Question

Which of the following is a null set?
(A) \[A = \{ x:x > 1{\text{ and }}x < 1\} \]
(B) \[B = \{ x:x \geqslant 3\} \]
(C) \[C = \left\{ \phi \right\}\]
(D) \[D = \{ x:x \geqslant 1{\text{ and }}x \leqslant 1\} \]

Answer 1

Hint: The set which does not contain any element is known as the null set. To find which of the given options is a null set we have to check each option one by one and the option in which the resultant set has no elements will be the null set.

Complete step-by-step answer:
To find which of the given options is a null set, we have to check each option one by one and the option in which the resultant set has no elements will be the null set.

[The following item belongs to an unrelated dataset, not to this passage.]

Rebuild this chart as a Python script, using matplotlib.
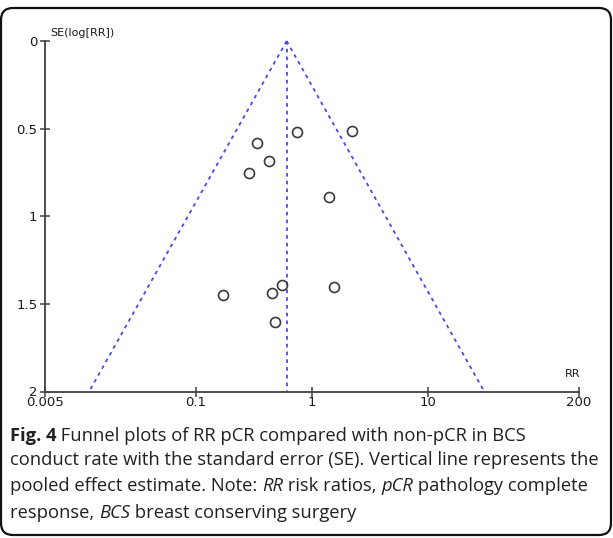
import matplotlib
matplotlib.use('Agg')
import matplotlib.pyplot as plt
from matplotlib.text import Annotation
import numpy as np
from matplotlib.patches import FancyBboxPatch
from matplotlib.transforms import IdentityTransform

# ---- data ----
rr = [0.747, 2.2, 0.338, 0.426, 0.285, 1.41, 0.172, 0.452, 0.551, 1.55, 0.48]
se = [0.518, 0.512, 0.584, 0.686, 0.752, 0.892, 1.451, 1.440, 1.394, 1.404, 1.605]
pooled_rr = 0.605
x_ticks = [0.005, 0.1, 1, 10, 200]
x_tick_labels = ['0.005', '0.1', '1', '10', '200']
y_ticks = [0, 0.5, 1, 1.5, 2]
y_tick_labels = ['0', '0.5', '1', '1.5', '2']
y_label = 'SE(log[RR])'
x_label = 'RR'
caption_lines = [
    [('Fig. 4', 'bold', 'normal'), (' Funnel plots of RR pCR compared with non-pCR in BCS', 'normal', 'normal')],
    [('conduct rate with the standard error (SE). Vertical line represents the', 'normal', 'normal')],
    [('pooled effect estimate. Note: ', 'normal', 'normal'), ('RR', 'normal', 'italic'),
     (' risk ratios, ', 'normal', 'normal'), ('pCR', 'normal', 'italic'),
     (' pathology complete', 'normal', 'normal')],
    [('response, ', 'normal', 'normal'), ('BCS', 'normal', 'italic'),
     (' breast conserving surgery', 'normal', 'normal')],
]

W, H = 613, 538
fig = plt.figure(figsize=(W / 100, H / 100), dpi=100)
ax_left, ax_right, ax_top, ax_bottom = 45, 579, 41, 391.5
ax = fig.add_axes([ax_left / W, 1 - ax_bottom / H, (ax_right - ax_left) / W, (ax_bottom - ax_top) / H])
ax.set_xscale('log')
ax.set_xlim(x_ticks[0], x_ticks[-1])
ax.set_ylim(y_ticks[-1], y_ticks[0])
ax.set_facecolor('none')

funnel_color = '#4848f2'
dash = (0, (2.0, 2.3))
se_range = np.array([y_ticks[0], y_ticks[-1]])
ax.plot(pooled_rr * np.exp(-1.96 * se_range), se_range, color=funnel_color,
        linestyle=dash, linewidth=1.3, clip_on=False)
ax.plot(pooled_rr * np.exp(1.96 * se_range), se_range, color=funnel_color,
        linestyle=dash, linewidth=1.3, clip_on=False)
ax.plot([pooled_rr, pooled_rr], se_range, color=funnel_color,
        linestyle=dash, linewidth=1.3, clip_on=False)

ax.plot(rr, se, linestyle='none', marker='o', markersize=7.2,
        markerfacecolor='none', markeredgecolor='#3a3a3a', markeredgewidth=1.2, clip_on=False)

for s in ['top', 'right']:
    ax.spines[s].set_visible(False)
for s in ['left', 'bottom']:
    ax.spines[s].set_color('#404040')
    ax.spines[s].set_linewidth(1.3)

ax.minorticks_off()
ax.set_xticks(x_ticks)
ax.set_xticklabels(x_tick_labels)
ax.set_yticks(y_ticks)
ax.set_yticklabels(y_tick_labels)
ax.tick_params(axis='both', direction='inout', length=7, width=1.1, color='#404040',
               labelsize=9.5, labelcolor='#1a1a1a')
ax.tick_params(axis='x', pad=0)
ax.tick_params(axis='y', pad=2)

fig.text(50 / W, 1 - 33 / H, y_label, fontsize=8, ha='left', va='center', color='#1a1a1a')
fig.text(573 / W, 1 - 374 / H, x_label, fontsize=8, ha='center', va='center', color='#1a1a1a')

# ---- caption ----
cap_font = 'Open Sans'
cap_size = 13.2
baselines = [441, 465, 491, 518]
for line, base in zip(caption_lines, baselines):
    y = 1 - base / H
    prev = None
    for txt, weight, style in line:
        if prev is None:
            prev = fig.text(10 / W, y, txt, fontsize=cap_size, family=cap_font,
                            fontweight=weight, fontstyle=style, ha='left', va='baseline',
                            color='#231f20')
        else:
            prev = fig.add_artist(Annotation(
                txt, xy=(1, y), xycoords=(prev, 'figure fraction'),
                fontsize=cap_size, family=cap_font, fontweight=weight, fontstyle=style,
                ha='left', va='baseline', color='#231f20'))

# ---- rounded border ----
box = FancyBboxPatch((1, 3), 610, 527, boxstyle='round,pad=0,rounding_size=12',
                     transform=IdentityTransform(), fill=False, edgecolor='#111111',
                     linewidth=1.6)
fig.patches.append(box)

fig.savefig('out.png', dpi=100)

We have, first set as \[A = \{ x:x > 1{\text{ and }}x < 1\} \].
It is given that \[x > 1\] and also \[{\text{ }}x < 1\]. But, \[x\] can’t be greater than one and less than one simultaneously. So, there will be no element in \[A\].
Therefore, \[A\] is a null set.

Now, we have a second set as \[B = \{ x:x \geqslant 3\} \].
It is given that \[x \geqslant 3\]. So, there will be an infinite number of elements in this set.
Therefore, \[B\] is not a null set.

Now, we have the third set as \[C = \left\{ \phi \right\}\].
It is given that \[C\] is a set which has no elements. So, there will be one set in which there will be no element.
Therefore, \[C\] is not a null set.

Now, we have the fourth set as \[D = \{ x:x \geqslant 1{\text{ and }}x \leqslant 1\} \].
It is given that \[D\] is a set in which \[x \geqslant 1{\text{ and }}x \leqslant 1\]. So, \[D\] will contain one element i.e., \[1\].
Therefore, \[D\] is not a null set.
So, the correct answer is “Option A and C”.

Note: One important point to note is that null set implies that that there are no elements in a set but here it does not mean that the element is zero i.e., \[\left\{ 0 \right\}\] as if we write \[\left\{ 0 \right\}\] then it is not a null set because this set has an element which is zero. Also, there is only one null set because there is logically only one way that a set can contain nothing.